┌─ Information supplied

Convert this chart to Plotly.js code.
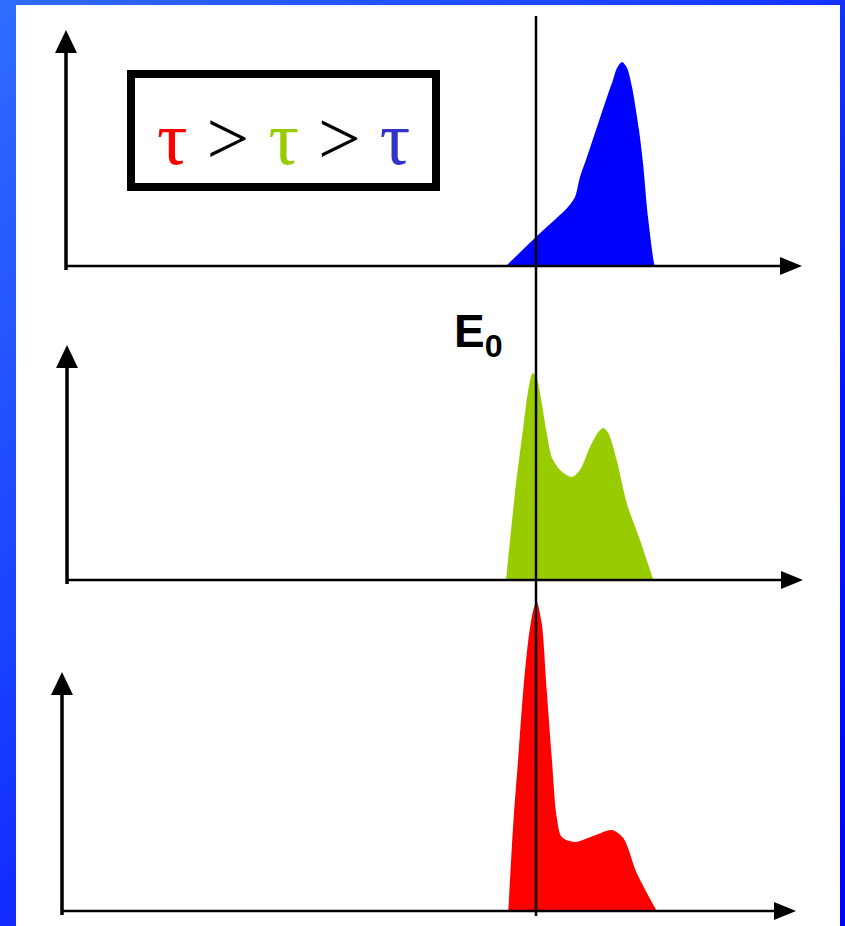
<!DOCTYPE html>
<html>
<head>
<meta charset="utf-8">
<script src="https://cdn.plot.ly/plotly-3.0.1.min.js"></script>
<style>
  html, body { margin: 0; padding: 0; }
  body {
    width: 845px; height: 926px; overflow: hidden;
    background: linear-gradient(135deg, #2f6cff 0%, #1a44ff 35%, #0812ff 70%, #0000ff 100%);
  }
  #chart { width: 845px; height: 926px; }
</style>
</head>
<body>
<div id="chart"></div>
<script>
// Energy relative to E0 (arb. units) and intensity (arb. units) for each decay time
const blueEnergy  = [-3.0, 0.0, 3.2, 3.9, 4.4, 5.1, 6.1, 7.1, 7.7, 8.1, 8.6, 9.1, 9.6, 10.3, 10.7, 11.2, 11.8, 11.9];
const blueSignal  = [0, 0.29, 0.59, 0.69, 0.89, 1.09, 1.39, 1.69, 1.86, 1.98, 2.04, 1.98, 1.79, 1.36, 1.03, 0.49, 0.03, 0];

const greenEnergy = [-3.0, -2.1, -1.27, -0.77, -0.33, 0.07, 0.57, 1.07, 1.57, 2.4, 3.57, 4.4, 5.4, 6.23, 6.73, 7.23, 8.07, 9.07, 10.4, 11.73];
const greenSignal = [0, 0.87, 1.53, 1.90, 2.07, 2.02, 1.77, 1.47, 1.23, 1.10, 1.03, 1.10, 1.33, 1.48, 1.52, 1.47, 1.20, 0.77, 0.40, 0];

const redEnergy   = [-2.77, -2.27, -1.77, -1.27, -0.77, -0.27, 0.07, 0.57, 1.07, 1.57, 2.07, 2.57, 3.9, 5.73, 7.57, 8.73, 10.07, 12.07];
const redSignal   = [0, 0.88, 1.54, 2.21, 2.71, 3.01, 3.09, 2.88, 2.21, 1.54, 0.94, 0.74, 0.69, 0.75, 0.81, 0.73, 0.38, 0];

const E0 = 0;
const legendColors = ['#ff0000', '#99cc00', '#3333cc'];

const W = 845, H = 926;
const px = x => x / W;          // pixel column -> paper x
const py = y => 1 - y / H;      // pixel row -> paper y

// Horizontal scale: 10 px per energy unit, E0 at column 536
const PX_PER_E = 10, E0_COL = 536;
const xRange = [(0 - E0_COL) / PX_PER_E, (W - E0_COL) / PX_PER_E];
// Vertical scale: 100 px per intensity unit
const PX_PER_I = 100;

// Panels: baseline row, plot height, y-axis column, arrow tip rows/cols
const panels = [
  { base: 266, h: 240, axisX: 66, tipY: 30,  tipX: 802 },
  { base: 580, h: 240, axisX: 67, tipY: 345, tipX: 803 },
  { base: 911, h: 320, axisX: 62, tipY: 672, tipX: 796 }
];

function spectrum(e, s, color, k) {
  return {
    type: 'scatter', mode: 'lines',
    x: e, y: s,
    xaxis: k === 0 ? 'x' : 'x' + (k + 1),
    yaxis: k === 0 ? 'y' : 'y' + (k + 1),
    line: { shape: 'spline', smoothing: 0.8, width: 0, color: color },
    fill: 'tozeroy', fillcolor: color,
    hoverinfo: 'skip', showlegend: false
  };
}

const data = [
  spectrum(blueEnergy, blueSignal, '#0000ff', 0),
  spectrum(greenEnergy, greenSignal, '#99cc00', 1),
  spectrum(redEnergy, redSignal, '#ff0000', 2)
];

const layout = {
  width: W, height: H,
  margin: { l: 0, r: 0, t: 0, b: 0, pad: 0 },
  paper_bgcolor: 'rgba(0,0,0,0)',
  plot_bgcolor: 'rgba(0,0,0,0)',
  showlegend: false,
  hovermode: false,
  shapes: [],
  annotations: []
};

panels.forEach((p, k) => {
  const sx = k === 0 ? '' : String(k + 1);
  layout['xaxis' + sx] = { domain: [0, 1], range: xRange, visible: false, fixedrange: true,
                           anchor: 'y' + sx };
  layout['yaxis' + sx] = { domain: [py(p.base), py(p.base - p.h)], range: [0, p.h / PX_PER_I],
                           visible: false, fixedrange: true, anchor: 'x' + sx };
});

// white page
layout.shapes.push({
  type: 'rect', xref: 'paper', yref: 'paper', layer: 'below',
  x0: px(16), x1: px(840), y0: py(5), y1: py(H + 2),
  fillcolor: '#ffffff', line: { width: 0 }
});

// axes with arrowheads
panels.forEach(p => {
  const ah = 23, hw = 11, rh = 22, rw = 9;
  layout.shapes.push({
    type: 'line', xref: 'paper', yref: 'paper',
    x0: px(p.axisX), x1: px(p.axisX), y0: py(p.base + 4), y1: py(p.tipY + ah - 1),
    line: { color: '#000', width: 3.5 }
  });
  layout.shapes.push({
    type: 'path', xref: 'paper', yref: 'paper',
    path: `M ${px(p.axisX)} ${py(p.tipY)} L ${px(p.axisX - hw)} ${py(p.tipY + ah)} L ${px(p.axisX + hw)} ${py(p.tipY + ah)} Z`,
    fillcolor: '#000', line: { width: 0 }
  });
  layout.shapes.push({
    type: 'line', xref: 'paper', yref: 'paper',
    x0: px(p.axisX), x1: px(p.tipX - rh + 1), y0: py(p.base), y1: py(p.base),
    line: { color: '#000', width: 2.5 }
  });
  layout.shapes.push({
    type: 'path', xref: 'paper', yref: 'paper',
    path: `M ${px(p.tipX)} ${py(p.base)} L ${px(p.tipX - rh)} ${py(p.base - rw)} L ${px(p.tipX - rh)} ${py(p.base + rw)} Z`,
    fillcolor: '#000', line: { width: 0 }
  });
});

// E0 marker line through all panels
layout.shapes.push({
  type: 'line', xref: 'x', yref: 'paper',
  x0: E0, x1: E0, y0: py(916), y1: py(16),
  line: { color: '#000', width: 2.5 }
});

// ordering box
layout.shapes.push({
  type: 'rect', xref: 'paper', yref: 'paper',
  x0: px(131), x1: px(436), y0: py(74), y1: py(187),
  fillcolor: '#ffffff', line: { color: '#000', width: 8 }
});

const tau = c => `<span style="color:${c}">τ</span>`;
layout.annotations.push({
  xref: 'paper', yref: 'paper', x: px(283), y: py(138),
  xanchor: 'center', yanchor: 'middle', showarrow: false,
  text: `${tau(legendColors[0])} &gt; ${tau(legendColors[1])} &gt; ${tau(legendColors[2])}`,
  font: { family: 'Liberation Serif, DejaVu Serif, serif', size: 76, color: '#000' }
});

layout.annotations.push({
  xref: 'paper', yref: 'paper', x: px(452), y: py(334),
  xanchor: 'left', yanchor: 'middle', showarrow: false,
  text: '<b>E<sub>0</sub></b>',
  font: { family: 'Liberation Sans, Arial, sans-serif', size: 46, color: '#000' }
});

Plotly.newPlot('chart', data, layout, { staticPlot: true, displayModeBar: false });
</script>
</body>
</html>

└─

▶ Given instruction
Quote the listing above in full, except for the pictures.

▶ Exercise solution
Convert this chart to Plotly.js code.
<!DOCTYPE html>
<html>
<head>
<meta charset="utf-8">
<script src="https://cdn.plot.ly/plotly-3.0.1.min.js"></script>
<style>
  html, body { margin: 0; padding: 0; }
  body {
    width: 845px; height: 926px; overflow: hidden;
    background: linear-gradient(135deg, #2f6cff 0%, #1a44ff 35%, #0812ff 70%, #0000ff 100%);
  }
  #chart { width: 845px; height: 926px; }
</style>
</head>
<body>
<div id="chart"></div>
<script>
// Energy relative to E0 (arb. units) and intensity (arb. units) for each decay time
const blueEnergy  = [-3.0, 0.0, 3.2, 3.9, 4.4, 5.1, 6.1, 7.1, 7.7, 8.1, 8.6, 9.1, 9.6, 10.3, 10.7, 11.2, 11.8, 11.9];
const blueSignal  = [0, 0.29, 0.59, 0.69, 0.89, 1.09, 1.39, 1.69, 1.86, 1.98, 2.04, 1.98, 1.79, 1.36, 1.03, 0.49, 0.03, 0];

const greenEnergy = [-3.0, -2.1, -1.27, -0.77, -0.33, 0.07, 0.57, 1.07, 1.57, 2.4, 3.57, 4.4, 5.4, 6.23, 6.73, 7.23, 8.07, 9.07, 10.4, 11.73];
const greenSignal = [0, 0.87, 1.53, 1.90, 2.07, 2.02, 1.77, 1.47, 1.23, 1.10, 1.03, 1.10, 1.33, 1.48, 1.52, 1.47, 1.20, 0.77, 0.40, 0];

const redEnergy   = [-2.77, -2.27, -1.77, -1.27, -0.77, -0.27, 0.07, 0.57, 1.07, 1.57, 2.07, 2.57, 3.9, 5.73, 7.57, 8.73, 10.07, 12.07];
const redSignal   = [0, 0.88, 1.54, 2.21, 2.71, 3.01, 3.09, 2.88, 2.21, 1.54, 0.94, 0.74, 0.69, 0.75, 0.81, 0.73, 0.38, 0];

const E0 = 0;
const legendColors = ['#ff0000', '#99cc00', '#3333cc'];

const W = 845, H = 926;
const px = x => x / W;          // pixel column -> paper x
const py = y => 1 - y / H;      // pixel row -> paper y

// Horizontal scale: 10 px per energy unit, E0 at column 536
const PX_PER_E = 10, E0_COL = 536;
const xRange = [(0 - E0_COL) / PX_PER_E, (W - E0_COL) / PX_PER_E];
// Vertical scale: 100 px per intensity unit
const PX_PER_I = 100;

// Panels: baseline row, plot height, y-axis column, arrow tip rows/cols
const panels = [
  { base: 266, h: 240, axisX: 66, tipY: 30,  tipX: 802 },
  { base: 580, h: 240, axisX: 67, tipY: 345, tipX: 803 },
  { base: 911, h: 320, axisX: 62, tipY: 672, tipX: 796 }
];

function spectrum(e, s, color, k) {
  return {
    type: 'scatter', mode: 'lines',
    x: e, y: s,
    xaxis: k === 0 ? 'x' : 'x' + (k + 1),
    yaxis: k === 0 ? 'y' : 'y' + (k + 1),
    line: { shape: 'spline', smoothing: 0.8, width: 0, color: color },
    fill: 'tozeroy', fillcolor: color,
    hoverinfo: 'skip', showlegend: false
  };
}

const data = [
  spectrum(blueEnergy, blueSignal, '#0000ff', 0),
  spectrum(greenEnergy, greenSignal, '#99cc00', 1),
  spectrum(redEnergy, redSignal, '#ff0000', 2)
];

const layout = {
  width: W, height: H,
  margin: { l: 0, r: 0, t: 0, b: 0, pad: 0 },
  paper_bgcolor: 'rgba(0,0,0,0)',
  plot_bgcolor: 'rgba(0,0,0,0)',
  showlegend: false,
  hovermode: false,
  shapes: [],
  annotations: []
};

panels.forEach((p, k) => {
  const sx = k === 0 ? '' : String(k + 1);
  layout['xaxis' + sx] = { domain: [0, 1], range: xRange, visible: false, fixedrange: true,
                           anchor: 'y' + sx };
  layout['yaxis' + sx] = { domain: [py(p.base), py(p.base - p.h)], range: [0, p.h / PX_PER_I],
                           visible: false, fixedrange: true, anchor: 'x' + sx };
});

// white page
layout.shapes.push({
  type: 'rect', xref: 'paper', yref: 'paper', layer: 'below',
  x0: px(16), x1: px(840), y0: py(5), y1: py(H + 2),
  fillcolor: '#ffffff', line: { width: 0 }
});

// axes with arrowheads
panels.forEach(p => {
  const ah = 23, hw = 11, rh = 22, rw = 9;
  layout.shapes.push({
    type: 'line', xref: 'paper', yref: 'paper',
    x0: px(p.axisX), x1: px(p.axisX), y0: py(p.base + 4), y1: py(p.tipY + ah - 1),
    line: { color: '#000', width: 3.5 }
  });
  layout.shapes.push({
    type: 'path', xref: 'paper', yref: 'paper',
    path: `M ${px(p.axisX)} ${py(p.tipY)} L ${px(p.axisX - hw)} ${py(p.tipY + ah)} L ${px(p.axisX + hw)} ${py(p.tipY + ah)} Z`,
    fillcolor: '#000', line: { width: 0 }
  });
  layout.shapes.push({
    type: 'line', xref: 'paper', yref: 'paper',
    x0: px(p.axisX), x1: px(p.tipX - rh + 1), y0: py(p.base), y1: py(p.base),
    line: { color: '#000', width: 2.5 }
  });
  layout.shapes.push({
    type: 'path', xref: 'paper', yref: 'paper',
    path: `M ${px(p.tipX)} ${py(p.base)} L ${px(p.tipX - rh)} ${py(p.base - rw)} L ${px(p.tipX - rh)} ${py(p.base + rw)} Z`,
    fillcolor: '#000', line: { width: 0 }
  });
});

// E0 marker line through all panels
layout.shapes.push({
  type: 'line', xref: 'x', yref: 'paper',
  x0: E0, x1: E0, y0: py(916), y1: py(16),
  line: { color: '#000', width: 2.5 }
});

// ordering box
layout.shapes.push({
  type: 'rect', xref: 'paper', yref: 'paper',
  x0: px(131), x1: px(436), y0: py(74), y1: py(187),
  fillcolor: '#ffffff', line: { color: '#000', width: 8 }
});

const tau = c => `<span style="color:${c}">τ</span>`;
layout.annotations.push({
  xref: 'paper', yref: 'paper', x: px(283), y: py(138),
  xanchor: 'center', yanchor: 'middle', showarrow: false,
  text: `${tau(legendColors[0])} &gt; ${tau(legendColors[1])} &gt; ${tau(legendColors[2])}`,
  font: { family: 'Liberation Serif, DejaVu Serif, serif', size: 76, color: '#000' }
});

layout.annotations.push({
  xref: 'paper', yref: 'paper', x: px(452), y: py(334),
  xanchor: 'left', yanchor: 'middle', showarrow: false,
  text: '<b>E<sub>0</sub></b>',
  font: { family: 'Liberation Sans, Arial, sans-serif', size: 46, color: '#000' }
});

Plotly.newPlot('chart', data, layout, { staticPlot: true, displayModeBar: false });
</script>
</body>
</html>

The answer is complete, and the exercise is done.